HCP Inc. (HCP) or Healthcare Property Investors is the largest healthcare Real Estate Investment Trust in the United States. It invests primarily in the healthcare facilities in the United States. This $18.3 billion healthcare REIT pays the fourth highest dividend (distribution) among the S&P500 Dividend Aristocrats. Its yield of 4.7% is 185 basis points above the average yield on the overall index. The REIT's competitors Health Care REIT (HCN) and Ventas (VTR) pay dividend yields of 5.2% and 4.1%, respectively.
The REIT's distribution/payout ratio equals 131%. The trust has boosted its dividend at an average rate of 2.4% a year over the past five years. The REIT is expected to grow its EPS at an average rate of 11.4% per year for the next five years. The stock is currently trading at $43.7 a share, its new 52-week high. At present, the stock is not really popular with fund managers.

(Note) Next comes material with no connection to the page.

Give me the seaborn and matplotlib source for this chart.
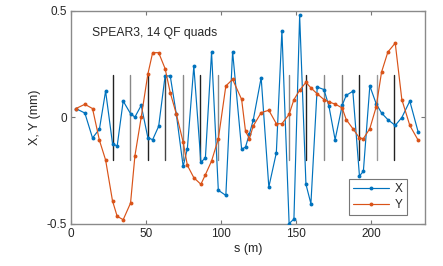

Cincinnati Financial Corp. (CINF) is a $6 billion property and casualty insurance company. It pays the fifth highest yield among the S&P500 Dividend Aristocrats. Its yield of 4.4% is 155 basis points above the average yield for the overall index. The company's competitors The Chubb Corporation (CB) and Hartford Financial Services Group (HIG) pay yields of 2.3% and 2.4%, respectively. Cincinnati Financial Corp. has a dividend payout ratio at 138%. The sustainability of the dividend at the current level is questionable.
The insurance provider is expected to grow EPS at an average rate of 5% per year in the next five years, following a sharp contraction in EPS over the past five years. Currently, the stock is trading at $36.7 a share, which is close to its 52-week high. Fund manager Jean-Marie Eveillard (First Eagle Investment Management - check out its top picks) holds an 8% stake in the company.
Disclosure: I have no positions in any stocks mentioned, and no plans to initiate any positions within the next 72 hours.